### [To be done]
From the listing below, copy word for word every line starting at the one that includes "Convert this chart to matplotlib code." and ending at the one that includes "plt.rcParams['font.family'] = ['Open"; the pictures are omitted.

[START Records provided]

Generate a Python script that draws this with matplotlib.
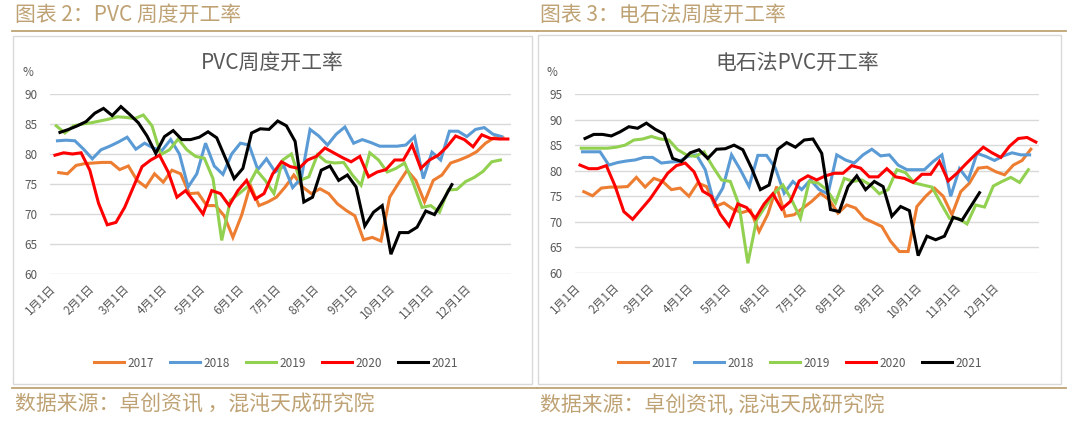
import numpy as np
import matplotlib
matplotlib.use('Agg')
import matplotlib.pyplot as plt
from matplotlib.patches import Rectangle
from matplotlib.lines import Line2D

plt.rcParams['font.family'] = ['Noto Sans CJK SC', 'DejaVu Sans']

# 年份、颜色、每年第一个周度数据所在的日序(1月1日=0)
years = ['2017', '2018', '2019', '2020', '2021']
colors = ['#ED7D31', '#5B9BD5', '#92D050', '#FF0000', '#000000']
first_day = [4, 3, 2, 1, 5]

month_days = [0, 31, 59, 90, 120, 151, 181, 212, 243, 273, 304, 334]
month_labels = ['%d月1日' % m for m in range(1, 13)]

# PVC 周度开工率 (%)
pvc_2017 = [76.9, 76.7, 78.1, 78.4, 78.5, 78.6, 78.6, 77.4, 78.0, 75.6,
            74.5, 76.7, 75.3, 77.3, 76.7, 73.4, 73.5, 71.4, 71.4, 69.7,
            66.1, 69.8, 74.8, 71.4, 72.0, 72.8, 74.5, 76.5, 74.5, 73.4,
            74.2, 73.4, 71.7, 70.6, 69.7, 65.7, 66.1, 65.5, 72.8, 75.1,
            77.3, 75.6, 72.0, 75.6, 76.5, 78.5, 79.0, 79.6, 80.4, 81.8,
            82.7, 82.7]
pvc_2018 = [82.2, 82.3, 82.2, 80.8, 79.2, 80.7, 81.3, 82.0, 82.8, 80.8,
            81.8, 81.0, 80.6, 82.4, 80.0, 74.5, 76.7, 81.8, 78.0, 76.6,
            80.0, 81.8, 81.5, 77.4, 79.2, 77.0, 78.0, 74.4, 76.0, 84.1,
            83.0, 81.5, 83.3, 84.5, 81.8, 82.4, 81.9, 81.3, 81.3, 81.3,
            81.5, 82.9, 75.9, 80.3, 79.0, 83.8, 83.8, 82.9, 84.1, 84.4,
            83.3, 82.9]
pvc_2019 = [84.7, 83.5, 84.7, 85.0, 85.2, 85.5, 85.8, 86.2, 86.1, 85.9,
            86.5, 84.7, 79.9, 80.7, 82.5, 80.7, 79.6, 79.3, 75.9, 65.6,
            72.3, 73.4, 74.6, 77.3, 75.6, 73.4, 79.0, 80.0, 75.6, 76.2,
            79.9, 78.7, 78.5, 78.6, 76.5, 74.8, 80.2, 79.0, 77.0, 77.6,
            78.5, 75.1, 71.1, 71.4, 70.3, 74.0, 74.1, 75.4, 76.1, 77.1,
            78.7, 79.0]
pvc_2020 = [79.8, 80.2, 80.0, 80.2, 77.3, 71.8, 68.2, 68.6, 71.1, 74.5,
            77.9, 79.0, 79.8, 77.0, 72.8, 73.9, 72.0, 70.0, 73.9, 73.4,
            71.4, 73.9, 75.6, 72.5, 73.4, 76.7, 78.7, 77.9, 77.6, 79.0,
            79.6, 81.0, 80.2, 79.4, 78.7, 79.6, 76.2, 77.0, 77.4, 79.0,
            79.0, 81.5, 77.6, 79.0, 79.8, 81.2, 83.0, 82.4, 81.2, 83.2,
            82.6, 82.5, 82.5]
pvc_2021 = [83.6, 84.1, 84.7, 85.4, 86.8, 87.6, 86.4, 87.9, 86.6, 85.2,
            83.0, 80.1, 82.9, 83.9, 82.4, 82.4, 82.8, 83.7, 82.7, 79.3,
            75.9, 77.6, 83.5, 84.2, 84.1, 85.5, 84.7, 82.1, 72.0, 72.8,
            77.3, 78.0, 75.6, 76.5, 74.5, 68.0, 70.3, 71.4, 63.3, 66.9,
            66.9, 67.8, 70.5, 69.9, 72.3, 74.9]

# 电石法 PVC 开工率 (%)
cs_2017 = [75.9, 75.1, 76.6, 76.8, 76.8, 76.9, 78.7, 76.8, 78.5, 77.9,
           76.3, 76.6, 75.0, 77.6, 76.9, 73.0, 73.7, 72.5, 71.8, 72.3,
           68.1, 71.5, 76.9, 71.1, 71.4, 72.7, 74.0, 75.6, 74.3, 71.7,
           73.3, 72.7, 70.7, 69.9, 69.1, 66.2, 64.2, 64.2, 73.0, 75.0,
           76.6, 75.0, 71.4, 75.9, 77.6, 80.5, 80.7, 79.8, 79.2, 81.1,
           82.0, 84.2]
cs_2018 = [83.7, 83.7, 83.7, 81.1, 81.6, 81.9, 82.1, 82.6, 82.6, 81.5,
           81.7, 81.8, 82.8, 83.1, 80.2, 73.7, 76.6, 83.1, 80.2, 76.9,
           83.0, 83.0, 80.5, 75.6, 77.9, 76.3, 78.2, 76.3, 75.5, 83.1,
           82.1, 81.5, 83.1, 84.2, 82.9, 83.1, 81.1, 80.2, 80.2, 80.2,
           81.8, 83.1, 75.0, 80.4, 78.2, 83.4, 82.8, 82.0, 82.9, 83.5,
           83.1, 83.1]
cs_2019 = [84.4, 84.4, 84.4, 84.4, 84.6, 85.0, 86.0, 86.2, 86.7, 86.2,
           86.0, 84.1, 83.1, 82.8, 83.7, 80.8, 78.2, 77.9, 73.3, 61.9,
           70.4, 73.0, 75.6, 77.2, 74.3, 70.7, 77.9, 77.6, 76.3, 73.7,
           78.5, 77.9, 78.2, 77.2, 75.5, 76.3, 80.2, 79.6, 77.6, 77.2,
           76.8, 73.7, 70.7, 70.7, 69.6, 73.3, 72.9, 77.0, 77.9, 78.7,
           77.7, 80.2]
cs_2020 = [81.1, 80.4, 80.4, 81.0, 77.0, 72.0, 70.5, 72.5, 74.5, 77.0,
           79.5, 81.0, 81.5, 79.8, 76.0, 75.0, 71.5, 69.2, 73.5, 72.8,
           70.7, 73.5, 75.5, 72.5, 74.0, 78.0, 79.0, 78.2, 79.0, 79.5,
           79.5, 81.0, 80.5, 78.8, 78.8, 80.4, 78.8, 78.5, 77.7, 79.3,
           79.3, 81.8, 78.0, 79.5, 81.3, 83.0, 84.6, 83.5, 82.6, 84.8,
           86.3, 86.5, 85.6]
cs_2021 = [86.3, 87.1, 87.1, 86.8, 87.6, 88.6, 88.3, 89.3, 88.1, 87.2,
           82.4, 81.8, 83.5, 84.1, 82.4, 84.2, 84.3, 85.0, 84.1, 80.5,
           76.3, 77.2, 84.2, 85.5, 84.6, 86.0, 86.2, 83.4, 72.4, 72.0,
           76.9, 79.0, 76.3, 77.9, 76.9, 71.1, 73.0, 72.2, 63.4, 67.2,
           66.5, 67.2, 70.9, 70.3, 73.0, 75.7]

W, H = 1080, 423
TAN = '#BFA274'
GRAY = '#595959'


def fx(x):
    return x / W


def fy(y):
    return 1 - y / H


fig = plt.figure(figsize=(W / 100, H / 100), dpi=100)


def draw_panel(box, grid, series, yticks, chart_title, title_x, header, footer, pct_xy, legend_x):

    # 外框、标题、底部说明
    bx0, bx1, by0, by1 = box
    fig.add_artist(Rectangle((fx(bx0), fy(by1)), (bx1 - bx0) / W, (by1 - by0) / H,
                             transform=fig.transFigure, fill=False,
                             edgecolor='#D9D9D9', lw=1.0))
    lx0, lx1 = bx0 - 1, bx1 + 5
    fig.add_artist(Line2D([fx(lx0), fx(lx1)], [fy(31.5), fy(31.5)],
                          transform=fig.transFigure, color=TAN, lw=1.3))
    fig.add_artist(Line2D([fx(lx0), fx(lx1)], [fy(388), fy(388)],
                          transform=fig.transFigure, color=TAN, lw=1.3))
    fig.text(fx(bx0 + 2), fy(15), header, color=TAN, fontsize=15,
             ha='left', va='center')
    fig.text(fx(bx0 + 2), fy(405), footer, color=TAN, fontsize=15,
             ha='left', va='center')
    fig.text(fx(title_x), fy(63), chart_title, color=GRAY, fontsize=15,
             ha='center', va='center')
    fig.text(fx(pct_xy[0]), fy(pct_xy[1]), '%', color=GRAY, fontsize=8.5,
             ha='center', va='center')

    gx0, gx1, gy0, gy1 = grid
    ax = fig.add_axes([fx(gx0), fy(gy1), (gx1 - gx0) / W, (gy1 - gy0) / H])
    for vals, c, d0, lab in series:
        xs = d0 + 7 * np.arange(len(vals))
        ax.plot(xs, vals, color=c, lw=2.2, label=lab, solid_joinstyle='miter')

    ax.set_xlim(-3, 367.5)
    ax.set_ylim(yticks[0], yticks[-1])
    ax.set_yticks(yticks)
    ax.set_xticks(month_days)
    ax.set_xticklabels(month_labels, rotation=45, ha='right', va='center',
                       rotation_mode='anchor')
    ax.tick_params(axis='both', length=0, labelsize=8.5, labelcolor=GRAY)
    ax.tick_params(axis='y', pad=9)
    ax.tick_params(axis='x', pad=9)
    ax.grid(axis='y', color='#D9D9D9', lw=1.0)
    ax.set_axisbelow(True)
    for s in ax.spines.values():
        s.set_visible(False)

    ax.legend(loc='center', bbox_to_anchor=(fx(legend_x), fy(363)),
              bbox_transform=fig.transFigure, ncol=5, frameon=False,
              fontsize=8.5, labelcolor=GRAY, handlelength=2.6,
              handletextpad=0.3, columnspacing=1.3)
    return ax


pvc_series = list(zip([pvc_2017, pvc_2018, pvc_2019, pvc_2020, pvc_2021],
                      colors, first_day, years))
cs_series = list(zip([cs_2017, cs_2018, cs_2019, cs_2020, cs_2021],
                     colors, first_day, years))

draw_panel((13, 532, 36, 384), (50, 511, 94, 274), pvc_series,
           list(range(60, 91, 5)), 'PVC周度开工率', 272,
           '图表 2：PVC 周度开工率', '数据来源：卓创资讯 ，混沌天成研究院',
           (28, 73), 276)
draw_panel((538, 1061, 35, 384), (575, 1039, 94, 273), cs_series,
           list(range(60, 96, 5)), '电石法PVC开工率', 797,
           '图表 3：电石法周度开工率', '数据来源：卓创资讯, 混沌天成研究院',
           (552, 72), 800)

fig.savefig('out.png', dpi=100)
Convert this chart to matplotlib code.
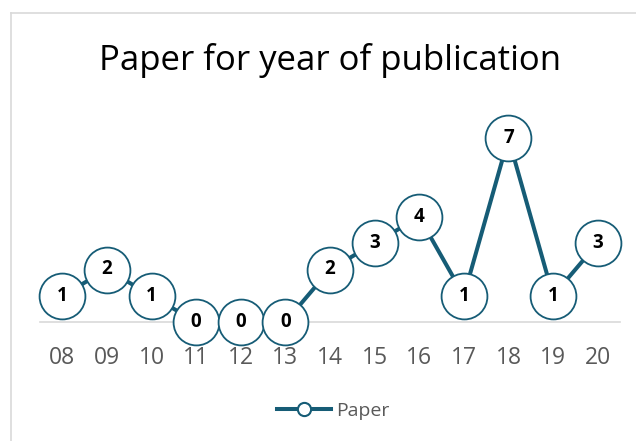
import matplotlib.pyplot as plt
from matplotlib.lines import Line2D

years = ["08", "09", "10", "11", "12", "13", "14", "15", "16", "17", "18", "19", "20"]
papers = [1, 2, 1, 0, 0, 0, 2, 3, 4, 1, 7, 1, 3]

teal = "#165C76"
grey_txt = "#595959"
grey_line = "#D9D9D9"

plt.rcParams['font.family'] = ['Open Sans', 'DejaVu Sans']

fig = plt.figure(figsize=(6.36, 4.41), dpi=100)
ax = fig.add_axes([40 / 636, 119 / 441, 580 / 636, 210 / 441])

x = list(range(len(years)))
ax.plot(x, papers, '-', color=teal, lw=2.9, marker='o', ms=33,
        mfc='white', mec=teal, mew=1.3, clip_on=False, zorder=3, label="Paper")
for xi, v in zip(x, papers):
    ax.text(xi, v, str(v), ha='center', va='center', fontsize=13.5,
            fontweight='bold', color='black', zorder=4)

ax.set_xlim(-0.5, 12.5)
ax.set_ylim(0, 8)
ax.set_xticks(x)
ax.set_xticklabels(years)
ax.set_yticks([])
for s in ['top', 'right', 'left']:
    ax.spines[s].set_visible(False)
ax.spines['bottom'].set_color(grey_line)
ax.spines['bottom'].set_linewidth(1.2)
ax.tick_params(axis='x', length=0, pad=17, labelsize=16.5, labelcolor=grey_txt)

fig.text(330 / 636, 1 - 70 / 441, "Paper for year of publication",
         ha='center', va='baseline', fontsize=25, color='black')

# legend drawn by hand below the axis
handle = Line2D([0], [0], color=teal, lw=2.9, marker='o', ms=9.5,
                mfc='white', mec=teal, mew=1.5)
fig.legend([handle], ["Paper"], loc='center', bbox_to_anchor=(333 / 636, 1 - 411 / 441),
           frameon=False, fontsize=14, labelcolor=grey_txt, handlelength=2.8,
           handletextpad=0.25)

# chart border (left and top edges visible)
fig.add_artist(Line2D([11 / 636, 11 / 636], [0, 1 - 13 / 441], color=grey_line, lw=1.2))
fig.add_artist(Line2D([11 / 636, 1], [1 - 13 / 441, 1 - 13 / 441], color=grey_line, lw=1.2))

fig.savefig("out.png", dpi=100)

[END Records provided]

### [Complete output]
Convert this chart to matplotlib code.
import matplotlib.pyplot as plt
from matplotlib.lines import Line2D

years = ["08", "09", "10", "11", "12", "13", "14", "15", "16", "17", "18", "19", "20"]
papers = [1, 2, 1, 0, 0, 0, 2, 3, 4, 1, 7, 1, 3]

teal = "#165C76"
grey_txt = "#595959"
grey_line = "#D9D9D9"

plt.rcParams['font.family'] = ['Open Sans', 'DejaVu Sans']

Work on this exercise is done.